But leave aside the pros and cons of Mukhtaran Mai’s travel abroad , what is more worrying is the high handed method employed to ‘save’ (in fact, hide) Pakistan’s image. The hectic ‘image saving’ episode is yet another manifestation of executing an agenda at gunpoint.
It was back in 1958 when the gun wielders for the first time used their guns to implement their agenda. To stall the first general elections scheduled for March 1959, they intervened and deprived the people of Pakistan their basic right at gunpoint. At last, when elections were held in 1970, the election results were denied at gunpoint. The secession of East Pakistan was the tragic outcome.

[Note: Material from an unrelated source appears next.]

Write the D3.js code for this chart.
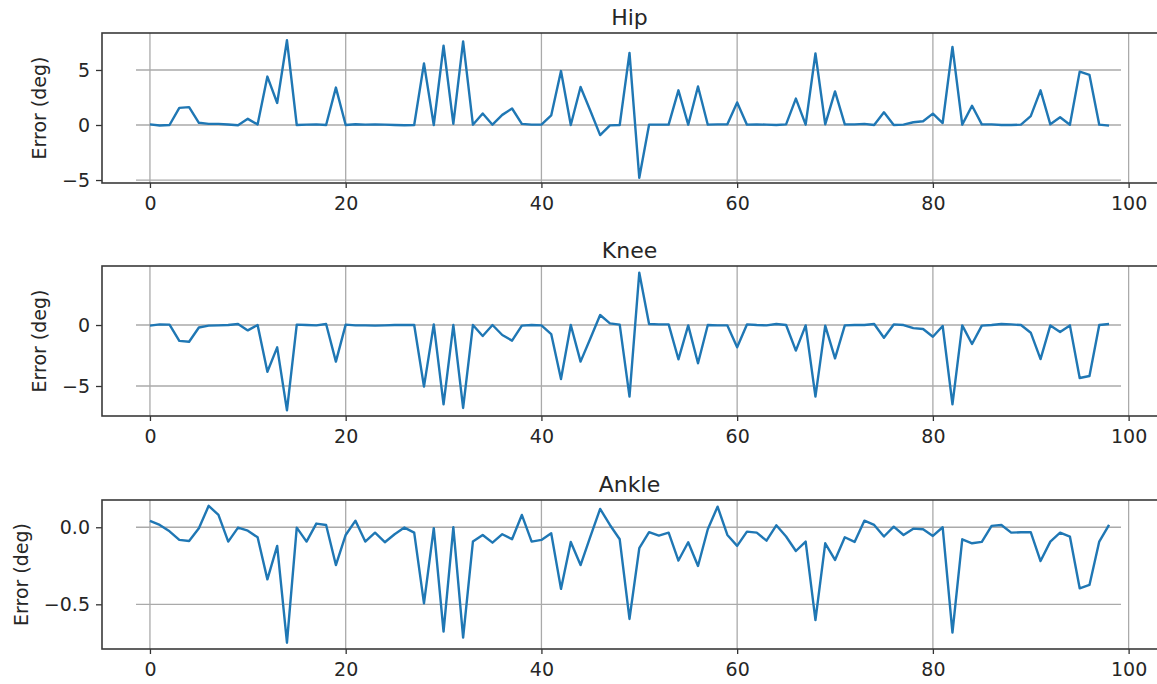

Kashmir is another story of achieving a goal trough the barrel of a gun. And it is not only the population of Kashmir that has suffered; the people of Pakistan, too, have paid a heavy price for the attempts to ‘liberate’ Kashmir at gunpoint. Democracy, nuclear policy, foreign policy, judiciary, you name it; one finds every institution’s policy driven by the barrel of a gun.
And while Mai was being detained and intimidated, the state telecommunications corporation was privatized _ also at gunpoint. Leaving aside the pros and cons of the privatization itself, the method employed to carry out the privatization is a manifestation of the fact that khaki rulers do not speak any language but that of guns. From rooting khaki rule to urooting democracy, and from the privatization to ‘image saving’ travel bans, Pakistan is still being run at gunpoint.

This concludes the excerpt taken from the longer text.